WRITTEN EXERCISE: Determine which lines of the records include the word "with", and copy them.

MATERIAL FOR THIS TASK:
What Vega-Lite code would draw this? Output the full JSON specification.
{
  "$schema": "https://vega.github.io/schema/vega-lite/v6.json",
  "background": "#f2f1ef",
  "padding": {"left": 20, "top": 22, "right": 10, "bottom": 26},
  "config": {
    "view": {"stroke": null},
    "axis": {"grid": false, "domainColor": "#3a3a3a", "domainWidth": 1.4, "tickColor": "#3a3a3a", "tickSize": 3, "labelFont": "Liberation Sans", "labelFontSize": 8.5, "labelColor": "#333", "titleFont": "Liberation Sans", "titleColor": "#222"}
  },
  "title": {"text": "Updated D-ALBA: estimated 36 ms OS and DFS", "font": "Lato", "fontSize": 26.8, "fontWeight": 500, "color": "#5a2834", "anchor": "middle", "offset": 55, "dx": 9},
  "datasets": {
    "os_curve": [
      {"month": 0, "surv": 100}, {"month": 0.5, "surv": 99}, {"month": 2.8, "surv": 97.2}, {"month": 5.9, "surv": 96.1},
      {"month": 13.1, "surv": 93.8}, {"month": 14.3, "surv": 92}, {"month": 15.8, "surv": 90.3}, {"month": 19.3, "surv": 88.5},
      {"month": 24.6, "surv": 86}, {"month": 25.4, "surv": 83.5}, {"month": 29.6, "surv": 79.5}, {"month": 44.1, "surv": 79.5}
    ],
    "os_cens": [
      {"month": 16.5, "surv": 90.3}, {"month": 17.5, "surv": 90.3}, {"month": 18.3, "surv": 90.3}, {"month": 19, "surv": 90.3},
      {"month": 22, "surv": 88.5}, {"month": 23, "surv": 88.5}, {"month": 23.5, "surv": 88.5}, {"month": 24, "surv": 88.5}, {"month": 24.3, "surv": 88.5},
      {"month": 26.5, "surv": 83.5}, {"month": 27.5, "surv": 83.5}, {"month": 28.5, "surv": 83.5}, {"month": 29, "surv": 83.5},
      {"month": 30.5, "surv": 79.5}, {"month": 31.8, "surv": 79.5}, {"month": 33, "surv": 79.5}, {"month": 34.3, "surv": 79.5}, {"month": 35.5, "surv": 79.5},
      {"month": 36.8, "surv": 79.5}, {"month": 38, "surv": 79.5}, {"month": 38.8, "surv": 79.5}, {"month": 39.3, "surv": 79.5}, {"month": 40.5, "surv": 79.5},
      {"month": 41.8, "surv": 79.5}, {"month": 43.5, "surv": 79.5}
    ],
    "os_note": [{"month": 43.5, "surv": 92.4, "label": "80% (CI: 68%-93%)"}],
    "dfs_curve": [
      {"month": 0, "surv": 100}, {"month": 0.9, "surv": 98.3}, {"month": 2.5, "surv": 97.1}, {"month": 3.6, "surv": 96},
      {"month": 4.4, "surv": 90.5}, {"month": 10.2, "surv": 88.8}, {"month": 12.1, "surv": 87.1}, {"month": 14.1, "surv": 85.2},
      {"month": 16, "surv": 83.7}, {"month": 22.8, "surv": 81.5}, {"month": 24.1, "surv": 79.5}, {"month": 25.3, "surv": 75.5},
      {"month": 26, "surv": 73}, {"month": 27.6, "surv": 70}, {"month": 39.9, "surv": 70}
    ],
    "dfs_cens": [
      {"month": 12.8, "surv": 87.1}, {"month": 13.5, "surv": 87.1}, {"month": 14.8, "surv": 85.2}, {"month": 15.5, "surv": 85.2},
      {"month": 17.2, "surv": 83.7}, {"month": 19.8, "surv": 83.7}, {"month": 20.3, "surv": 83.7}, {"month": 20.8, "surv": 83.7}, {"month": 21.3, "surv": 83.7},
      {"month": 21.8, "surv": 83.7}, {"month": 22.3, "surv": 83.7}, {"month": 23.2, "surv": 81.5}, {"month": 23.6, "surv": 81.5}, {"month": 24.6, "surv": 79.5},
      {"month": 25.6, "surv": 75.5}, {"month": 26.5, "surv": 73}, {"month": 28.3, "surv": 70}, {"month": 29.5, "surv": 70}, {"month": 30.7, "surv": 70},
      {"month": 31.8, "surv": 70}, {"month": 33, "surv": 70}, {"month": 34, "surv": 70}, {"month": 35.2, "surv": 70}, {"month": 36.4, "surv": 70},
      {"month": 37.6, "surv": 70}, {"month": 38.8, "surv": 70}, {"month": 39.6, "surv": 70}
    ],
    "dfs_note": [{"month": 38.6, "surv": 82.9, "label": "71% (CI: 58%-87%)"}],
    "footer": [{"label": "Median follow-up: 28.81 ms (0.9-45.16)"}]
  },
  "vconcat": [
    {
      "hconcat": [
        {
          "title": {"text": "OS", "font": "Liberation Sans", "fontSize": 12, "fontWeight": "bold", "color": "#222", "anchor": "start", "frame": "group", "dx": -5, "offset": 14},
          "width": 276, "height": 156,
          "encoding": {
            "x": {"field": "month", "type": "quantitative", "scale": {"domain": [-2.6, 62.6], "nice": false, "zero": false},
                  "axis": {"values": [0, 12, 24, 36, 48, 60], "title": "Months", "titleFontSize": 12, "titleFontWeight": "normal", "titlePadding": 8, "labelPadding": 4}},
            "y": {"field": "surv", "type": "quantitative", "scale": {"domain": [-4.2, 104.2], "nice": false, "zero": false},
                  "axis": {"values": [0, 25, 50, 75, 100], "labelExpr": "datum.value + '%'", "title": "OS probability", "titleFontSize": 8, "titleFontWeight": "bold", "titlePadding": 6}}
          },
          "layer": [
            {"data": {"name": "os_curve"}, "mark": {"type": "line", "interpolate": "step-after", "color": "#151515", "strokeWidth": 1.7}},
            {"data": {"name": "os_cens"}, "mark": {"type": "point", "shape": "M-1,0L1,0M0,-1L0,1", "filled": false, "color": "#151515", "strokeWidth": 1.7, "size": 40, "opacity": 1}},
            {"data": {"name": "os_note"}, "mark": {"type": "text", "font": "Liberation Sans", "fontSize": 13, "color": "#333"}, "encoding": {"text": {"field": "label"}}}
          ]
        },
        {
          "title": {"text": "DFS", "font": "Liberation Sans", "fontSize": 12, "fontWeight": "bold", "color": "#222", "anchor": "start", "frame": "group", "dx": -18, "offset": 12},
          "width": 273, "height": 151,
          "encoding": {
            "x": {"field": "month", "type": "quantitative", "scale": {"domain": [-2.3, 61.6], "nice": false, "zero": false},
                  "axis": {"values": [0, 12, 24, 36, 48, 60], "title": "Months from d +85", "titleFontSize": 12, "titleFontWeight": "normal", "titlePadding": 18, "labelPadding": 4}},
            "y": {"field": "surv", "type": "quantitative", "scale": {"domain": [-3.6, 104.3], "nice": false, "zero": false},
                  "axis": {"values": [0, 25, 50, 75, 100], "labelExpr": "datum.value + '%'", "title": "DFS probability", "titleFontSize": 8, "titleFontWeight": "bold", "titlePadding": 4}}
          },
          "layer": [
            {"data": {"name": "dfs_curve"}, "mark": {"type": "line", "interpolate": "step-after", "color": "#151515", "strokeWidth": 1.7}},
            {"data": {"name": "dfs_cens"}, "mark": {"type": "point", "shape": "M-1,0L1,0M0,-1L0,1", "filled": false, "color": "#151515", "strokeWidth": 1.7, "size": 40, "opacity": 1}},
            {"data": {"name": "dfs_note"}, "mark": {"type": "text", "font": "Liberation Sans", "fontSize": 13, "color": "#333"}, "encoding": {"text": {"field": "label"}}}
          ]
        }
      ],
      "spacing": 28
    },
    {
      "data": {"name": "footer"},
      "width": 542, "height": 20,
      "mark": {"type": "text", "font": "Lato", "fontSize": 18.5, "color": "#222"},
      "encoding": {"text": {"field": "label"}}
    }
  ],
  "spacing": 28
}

* * *

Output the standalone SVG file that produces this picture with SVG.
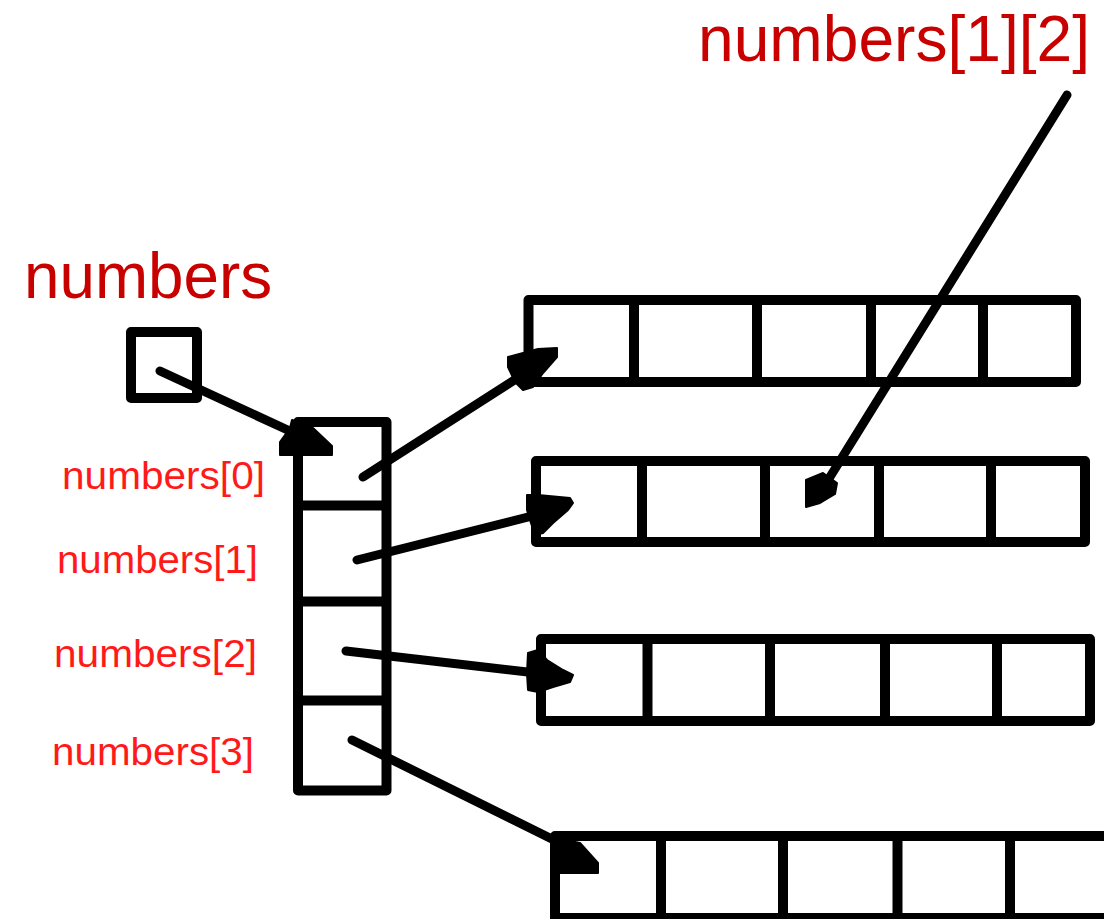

* * *

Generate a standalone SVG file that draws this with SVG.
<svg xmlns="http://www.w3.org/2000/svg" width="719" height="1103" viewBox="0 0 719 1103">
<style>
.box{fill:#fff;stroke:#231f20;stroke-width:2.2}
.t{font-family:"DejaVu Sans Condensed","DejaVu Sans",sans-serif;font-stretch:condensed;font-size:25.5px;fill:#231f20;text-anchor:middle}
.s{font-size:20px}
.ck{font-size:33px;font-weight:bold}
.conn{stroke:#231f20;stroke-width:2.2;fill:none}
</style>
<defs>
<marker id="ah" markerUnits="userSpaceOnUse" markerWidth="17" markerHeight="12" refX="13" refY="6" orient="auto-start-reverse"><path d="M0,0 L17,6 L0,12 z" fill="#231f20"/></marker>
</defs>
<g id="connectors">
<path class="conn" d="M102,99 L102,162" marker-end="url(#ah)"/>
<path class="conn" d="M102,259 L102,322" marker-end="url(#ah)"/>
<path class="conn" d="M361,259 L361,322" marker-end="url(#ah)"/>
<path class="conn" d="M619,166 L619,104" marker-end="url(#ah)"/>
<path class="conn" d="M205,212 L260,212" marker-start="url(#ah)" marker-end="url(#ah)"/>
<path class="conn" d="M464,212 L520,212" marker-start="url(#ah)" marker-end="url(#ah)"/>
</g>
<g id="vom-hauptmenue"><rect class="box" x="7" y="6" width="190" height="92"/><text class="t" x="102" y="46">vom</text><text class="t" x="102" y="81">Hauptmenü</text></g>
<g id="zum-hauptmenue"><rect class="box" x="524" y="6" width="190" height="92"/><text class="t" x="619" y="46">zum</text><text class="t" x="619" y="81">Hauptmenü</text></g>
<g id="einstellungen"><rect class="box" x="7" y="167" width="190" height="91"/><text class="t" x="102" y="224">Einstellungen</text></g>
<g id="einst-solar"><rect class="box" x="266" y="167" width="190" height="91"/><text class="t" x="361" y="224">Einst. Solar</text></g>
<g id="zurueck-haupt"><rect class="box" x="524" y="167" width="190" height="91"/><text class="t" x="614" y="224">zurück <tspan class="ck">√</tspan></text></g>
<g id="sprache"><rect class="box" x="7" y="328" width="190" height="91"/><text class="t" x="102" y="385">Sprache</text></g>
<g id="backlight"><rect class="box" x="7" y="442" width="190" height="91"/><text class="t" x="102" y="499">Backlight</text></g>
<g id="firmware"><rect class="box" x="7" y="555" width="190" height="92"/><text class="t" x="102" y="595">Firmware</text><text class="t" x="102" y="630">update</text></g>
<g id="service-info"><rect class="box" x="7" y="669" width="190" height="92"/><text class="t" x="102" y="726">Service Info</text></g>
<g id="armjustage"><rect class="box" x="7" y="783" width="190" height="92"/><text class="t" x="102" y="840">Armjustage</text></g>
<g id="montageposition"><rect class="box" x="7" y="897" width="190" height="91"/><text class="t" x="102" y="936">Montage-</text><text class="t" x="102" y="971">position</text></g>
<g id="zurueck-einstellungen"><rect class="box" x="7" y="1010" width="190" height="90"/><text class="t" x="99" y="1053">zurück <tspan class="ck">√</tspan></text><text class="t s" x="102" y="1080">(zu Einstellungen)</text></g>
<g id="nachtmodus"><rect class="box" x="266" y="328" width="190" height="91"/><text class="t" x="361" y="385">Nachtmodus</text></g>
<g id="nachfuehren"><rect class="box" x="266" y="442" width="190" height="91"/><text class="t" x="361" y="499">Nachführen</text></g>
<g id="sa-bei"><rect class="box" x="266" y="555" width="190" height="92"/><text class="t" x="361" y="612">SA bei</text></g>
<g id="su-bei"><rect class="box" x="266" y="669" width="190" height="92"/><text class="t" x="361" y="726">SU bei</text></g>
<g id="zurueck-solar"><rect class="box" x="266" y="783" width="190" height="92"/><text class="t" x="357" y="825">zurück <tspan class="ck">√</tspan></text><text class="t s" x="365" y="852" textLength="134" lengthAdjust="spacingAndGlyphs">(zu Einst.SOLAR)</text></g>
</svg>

THE OUTPUT:
Output the standalone SVG file that produces this picture with SVG.
Generate a standalone SVG file that draws this with SVG.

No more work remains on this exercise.